Objective: Search the material and gather each line with "matplotlib" in it.

Data for the task:
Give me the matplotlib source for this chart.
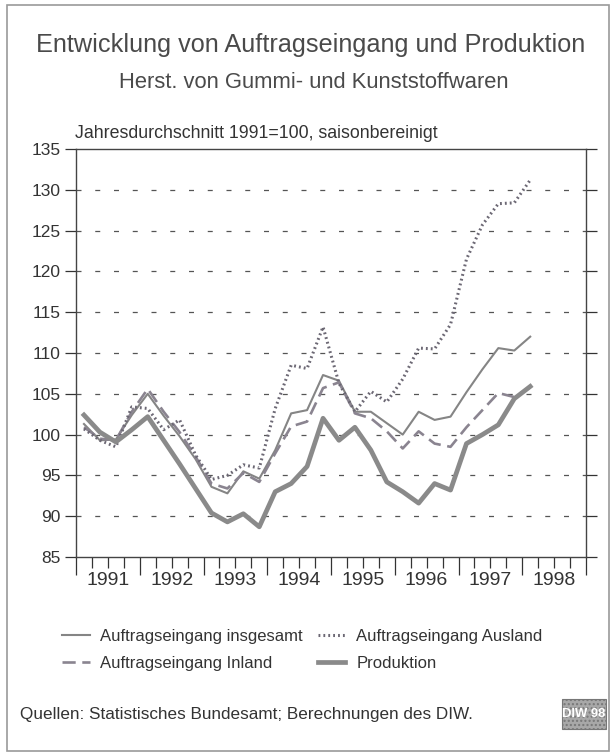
import matplotlib
matplotlib.use("Agg")
import matplotlib.pyplot as plt
from matplotlib.patches import Rectangle

plt.rcParams['font.family'] = ['Liberation Sans', 'DejaVu Sans']

# quarterly values, Q1 1991 .. Q1 1998 (1991 = 100, seasonally adjusted)
years = [1991, 1992, 1993, 1994, 1995, 1996, 1997, 1998]
insgesamt = [101.3, 99.3, 99.4, 102.4, 105.0, 102.3, 99.8, 97.0,
             93.6, 92.8, 95.5, 94.6, 98.1, 102.6, 103.0, 107.3,
             106.6, 102.8, 102.8, 101.4, 100.0, 102.8, 101.8, 102.2,
             105.2, 108.0, 110.6, 110.3, 112.0]
ausland = [100.7, 99.3, 98.5, 103.4, 103.2, 100.6, 101.8, 97.5,
           94.5, 95.0, 96.3, 95.9, 103.2, 108.5, 108.1, 113.2,
           106.3, 102.8, 105.3, 104.0, 106.8, 110.6, 110.5, 113.5,
           121.5, 125.7, 128.3, 128.4, 131.2]
inland = [100.9, 99.5, 99.3, 102.8, 105.6, 102.8, 100.3, 97.3,
          94.0, 93.4, 95.3, 94.2, 97.7, 101.0, 101.6, 105.7,
          106.4, 102.6, 102.0, 100.4, 98.3, 100.4, 98.9, 98.5,
          100.9, 103.0, 105.1, 104.6, 105.8]
produktion = [102.4, 100.3, 99.1, 100.6, 102.2, 99.3, 96.4, 93.4,
              90.4, 89.3, 90.3, 88.7, 93.0, 94.0, 96.1, 102.0,
              99.3, 100.9, 98.1, 94.2, 93.0, 91.6, 94.0, 93.2,
              98.9, 100.0, 101.2, 104.4, 105.9]
yticks = [85, 90, 95, 100, 105, 110, 115, 120, 125, 130, 135]

x = [1991 + (k + 0.5) / 4 for k in range(len(produktion))]

W, H = 611, 756
fig = plt.figure(figsize=(W / 100, H / 100), dpi=100)
fig.patch.set_facecolor('white')

def fx(px):
    return px / W

def fy(py):
    return 1 - py / H

# outer frame
fig.add_artist(Rectangle((fx(7), fy(751)), fx(602), 746 / H, transform=fig.transFigure,
                         fill=False, edgecolor='#9a9a9a', linewidth=1.2))

ax = fig.add_axes([fx(76), fy(557), fx(510), (557 - 149) / H])
ax.set_xlim(1991, 1999)
ax.set_ylim(85, 135)

ax.plot(x, insgesamt, color='#858585', lw=1.5, label='Auftragseingang insgesamt', zorder=3)
ax.plot(x, inland, color='#8a8490', lw=1.9, dashes=(5, 2.5), label='Auftragseingang Inland', zorder=3)
ax.plot(x, ausland, color='#6c6874', lw=2.2, linestyle=(0, (0.6, 1.0)), label='Auftragseingang Ausland', zorder=3)
ax.plot(x, produktion, color='#8a8a8a', lw=3.4, label='Produktion', zorder=4)

# dashed grid lines
for v in yticks[1:-1]:
    ax.axhline(v, color='#555555', lw=0.9, dashes=(4, 11), zorder=1)

ax.set_yticks(yticks)
ax.tick_params(axis='y', which='major', direction='out', length=8, width=0.9,
               labelsize=12.5, pad=3, colors='#333333')
ax.tick_params(axis='y', which='major', right=True, labelright=False)

quarters = [1991 + q / 4 for q in range(33) if q % 4 != 0]
qlabels = [str(int(q)) if abs(q - int(q) - 0.5) < 1e-6 else '' for q in quarters]
ax.set_xticks([float(y) for y in years] + [1999.0])
ax.set_xticklabels([])
ax.set_xticks(quarters, labels=qlabels, minor=True)
ax.tick_params(axis='x', which='major', direction='out', length=13, width=0.9, colors='#333333')
ax.tick_params(axis='x', which='minor', direction='out', length=8, width=0.9,
               labelsize=14, pad=3, colors='#333333')

for s in ax.spines.values():
    s.set_color('#444444')
    s.set_linewidth(1.0)

# texts
fig.text(fx(311), fy(45), 'Entwicklung von Auftragseingang und Produktion',
         ha='center', va='center', fontsize=18.2, color='#4a4a4a')
fig.text(fx(314), fy(82), 'Herst. von Gummi- und Kunststoffwaren',
         ha='center', va='center', fontsize=15.8, color='#4a4a4a')
fig.text(fx(75), fy(133), 'Jahresdurchschnitt 1991=100, saisonbereinigt',
         ha='left', va='center', fontsize=12.8, color='#333333')

handles, labels = ax.get_legend_handles_labels()
fig.legend(handles, labels,
           ncol=2, loc='upper left', bbox_to_anchor=(fx(47), fy(614)),
           frameon=False, fontsize=12, handlelength=1.65, handletextpad=0.65,
           columnspacing=0.9, labelspacing=0.72, labelcolor='#333333')

fig.text(fx(20), fy(714), 'Quellen: Statistisches Bundesamt; Berechnungen des DIW.',
         ha='left', va='center', fontsize=12.3, color='#333333')

fig.add_artist(Rectangle((fx(562), fy(729)), fx(44), 30 / H, transform=fig.transFigure,
                         facecolor='#a8a8a8', edgecolor='#777777', linewidth=0.8, hatch='....'))
fig.text(fx(584), fy(714), 'DIW 98', ha='center', va='center', fontsize=9.4,
         color='white', fontweight='bold')

fig.savefig('out.png', dpi=100)
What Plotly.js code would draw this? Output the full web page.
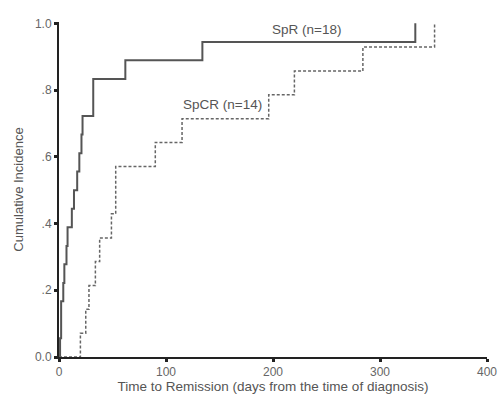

Response to this task:
Give me the matplotlib source for this chart.
import matplotlib
matplotlib.use("Agg")
import matplotlib.pyplot as plt
from matplotlib.patches import Rectangle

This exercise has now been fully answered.